Co-design with quantization-aware, saliency-prioritized, or projection-partitioned algorithms is critical, with performance and efficiency gains sensitive to workload, layer, and partition boundaries.

6. Challenges, Limitations, and Emerging Directions

  • Analog Non-Idealities: Noise, device mismatch, and temporal drift fundamentally limit effective precision for analog MAC to about 6–8 bits before digital supplementation is required (Yoshioka et al., 2024).
  • ADC/DAC Bottlenecks: Area and latency overhead scale exponentially with converter resolution; hybrid approaches embedded in array parasitics or leveraging extreme quantization mitigate but do not eliminate these costs (Nasrin et al., 2023, Negi et al., 2024).
  • Complexity of Dynamic Boundaries: Fine-grained data-adaptive boundaries (e.g., saliency-aware digital/analog switching) impose system-level timing, control, and design verification burdens (Chen et al., 2023).
  • Calibration and Testing: Layout and matching of ultra-small capacitors, as well as runtime offset or gain correction, are nontrivial and require dedicated calibration phases or proprietary techniques (Konno et al., 25 Aug 2025).
  • Scalability of Integration: 3D monolithic or MIV-based vertical integration compounds process complexities, though it unlocks high compute density and in-memory data movement (Chakraborty et al., 15 Apr 2026).
  • Algorithm–Hardware Interplay: Hybrid designs often rely on tailored network training (e.g., partial sum quantization, SVD-based decomposition) that must be supported by the machine learning software stack and toolchain (Feng et al., 16 Aug 2025).
  • Optical and Quantum Domain Bottlenecks: In hybrid photonic CIM, iterative measurement–feedback with digital processing creates latency and power bottlenecks that only fully analog photonic integration can overcome (Khosravi et al., 19 Jul 2025).

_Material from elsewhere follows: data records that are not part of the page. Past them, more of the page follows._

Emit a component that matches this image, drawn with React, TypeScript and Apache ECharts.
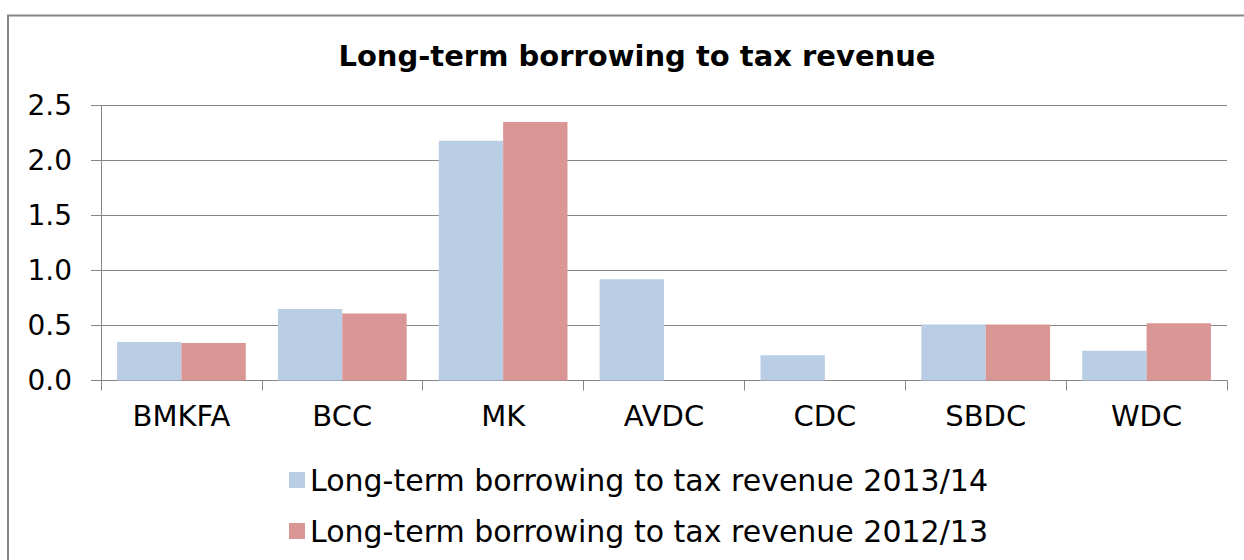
import React, { useEffect, useRef } from "react";
import * as echarts from "echarts";

const categories = ["BMKFA", "BCC", "MK", "AVDC", "CDC", "SBDC", "WDC"];
const series2013 = [0.35, 0.65, 2.18, 0.92, 0.23, 0.51, 0.27];
const series2012 = [0.34, 0.61, 2.35, 0, 0, 0.51, 0.52];
const seriesNames = [
  "Long-term borrowing to tax revenue 2013/14",
  "Long-term borrowing to tax revenue 2012/13",
];
const titleText = "Long-term borrowing to tax revenue";

const FONT = "'DejaVu Sans', Verdana, sans-serif";
const GRAY = "#868686";

export default function App() {
  const ref = useRef<HTMLDivElement>(null);
  useEffect(() => {
    document.body.style.margin = "0";
    const chart = echarts.init(ref.current!, null, { renderer: "svg" });
    chart.setOption({
      animation: false,
      backgroundColor: "#ffffff",
      title: {
        text: titleText,
        left: 632,
        textAlign: "center",
        top: 36,
        textStyle: { fontFamily: FONT, fontSize: 29, fontWeight: "bold", color: "#000" },
      },
      graphic: [
        {
          type: "rect",
          shape: { x: 8, y: 15.5, width: 1400, height: 700 },
          style: { fill: "none", stroke: GRAY, lineWidth: 2 },
          silent: true,
        },
      ],
      legend: {
        orient: "vertical",
        left: 289,
        top: 465,
        padding: 0,
        itemWidth: 16,
        itemHeight: 16,
        itemGap: 21,
        icon: "rect",
        textStyle: { fontFamily: FONT, fontSize: 30, color: "#000", lineHeight: 30 },
        data: seriesNames,
      },
      grid: { left: 101, right: 17, top: 105.5, bottom: 179.5, containLabel: false },
      xAxis: {
        type: "category",
        data: categories,
        axisLine: { lineStyle: { color: GRAY, width: 1 } },
        axisTick: { show: true, length: 10, lineStyle: { color: GRAY }, alignWithLabel: false },
        axisLabel: { fontFamily: FONT, fontSize: 29, color: "#000", margin: 21 },
      },
      yAxis: {
        type: "value",
        min: 0,
        max: 2.5,
        interval: 0.5,
        axisLine: { show: true, lineStyle: { color: GRAY, width: 1 } },
        axisTick: { show: true, length: 10, lineStyle: { color: GRAY } },
        splitLine: { show: true, lineStyle: { color: GRAY, width: 1 } },
        axisLabel: {
          fontFamily: FONT,
          fontSize: 28,
          color: "#000",
          margin: 29,
          formatter: (v: number) => v.toFixed(1),
        },
      },
      series: [
        {
          name: seriesNames[0],
          type: "bar",
          data: series2013,
          itemStyle: { color: "#B9CDE5" },
          barGap: "0%",
          barCategoryGap: "20%",
        },
        {
          name: seriesNames[1],
          type: "bar",
          data: series2012,
          itemStyle: { color: "#D99694" },
          barGap: "0%",
          barCategoryGap: "20%",
        },
      ],
    });
    return () => chart.dispose();
  }, []);
  return <div ref={ref} style={{ width: 1244, height: 560 }} />;
}
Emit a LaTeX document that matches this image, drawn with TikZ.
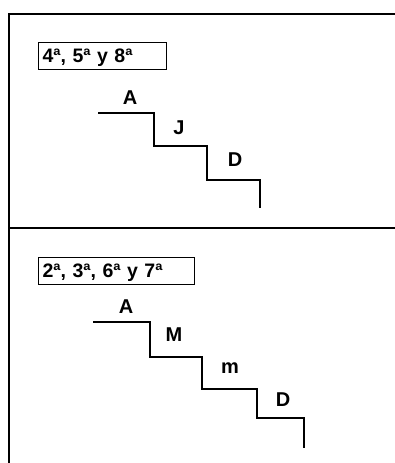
\documentclass[tikz,border=0pt]{standalone}
\usepackage{fontspec}
\setmainfont{Liberation Sans}
\begin{document}
\begin{tikzpicture}[x=1pt,y=-1pt,font=\bfseries\fontsize{20}{22}\selectfont,
		frame/.style={line width=1.6pt},
		stair/.style={line width=1.3pt},
		tag/.style={draw,line width=1.2pt,inner sep=0pt,anchor=north west,minimum height=27pt,text width=#1,align=left,text depth=0pt,font=\bfseries\fontsize{19.5}{21}\selectfont}]
	\useasboundingbox (0,0) rectangle (395,463);
	% frame
	\draw[frame] (396,14)--(9,14)--(9,464);
	\draw[frame] (9,228)--(396,228);
	% top panel
	\node[tag=128pt] (t1) at (38,42) {\hspace{4pt}4ª, 5ª y 8ª};
	\draw[stair] (98,113)--(154,113)--(154,146)--(207,146)--(207,180)--(260,180)--(260,208);
	\node (a1) at (130,98) {A};
	\node (j1) at (179,128) {J};
	\node (d1) at (235,160) {D};
	% bottom panel
	\node[tag=156pt] (t2) at (38,257) {\hspace{4pt}2ª, 3ª, 6ª y 7ª};
	\draw[stair] (93,322)--(150,322)--(150,357)--(202,357)--(202,389)--(257,389)--(257,418)--(304,418)--(304,448);
	\node (a2) at (126,307) {A};
	\node (m2) at (174,335) {M};
	\node (n2) at (230,368) {m};
	\node (d2) at (283,400) {D};
\end{tikzpicture}
\end{document}
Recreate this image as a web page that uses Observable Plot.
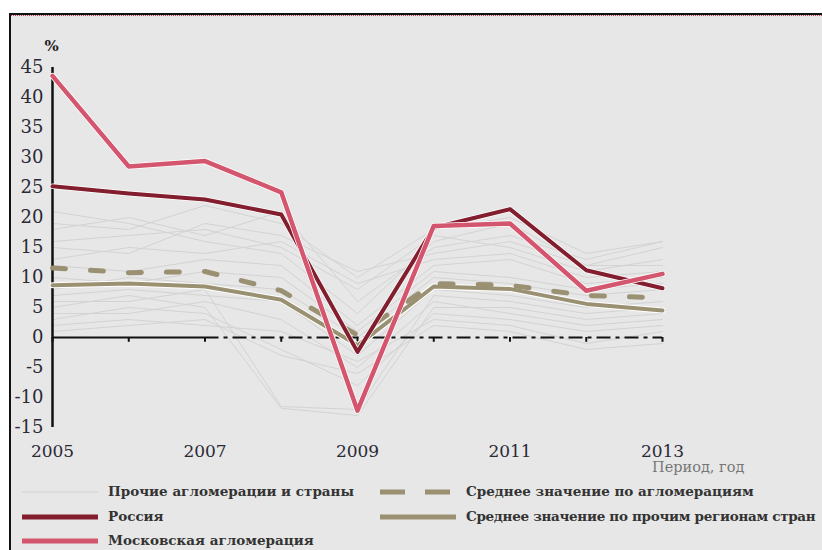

Key emerging directions include co-optimized data-aware hybridization (e.g., for LLMs), broader adoption in non-volatile memory arrays (ReRAM, PCRAM), progressive scaling of array sizes, dynamic precision allocation via run-time workload analysis, and full-stack integration into AI-specific SoCs.

7. Outlook and Impact

Hybrid analog-digital CIM approaches constitute a pivotal direction in data-centric hardware, striking an operational balance between throughput, precision, area, and power. Through embedding analog MAC where device physics permits, fusing it with digitally controlled quantization and accumulation, and adapting precision at per-layer or per-operation granularity, hybrid CIM enables next-generation AI acceleration—supporting dynamic, context-dependent tasks without incurring the prohibitive barriers of either pure digital or pure analog implementations. Future deployments in edge-AI, cloud inference, wireless DSP, and general-purpose high performance computing are poised to expand as developments in calibration, control, and toolchain support further mature the ecosystem (Nasrin et al., 2023, Yoshioka, 2023, Yoshioka et al., 2024, Konno et al., 25 Aug 2025, Negi et al., 2024, Chen et al., 2023, Khosravi et al., 19 Jul 2025, Feng et al., 16 Aug 2025, Yi et al., 11 Feb 2025, Chakraborty et al., 15 Apr 2026, Moradifirouzabadi et al., 2024).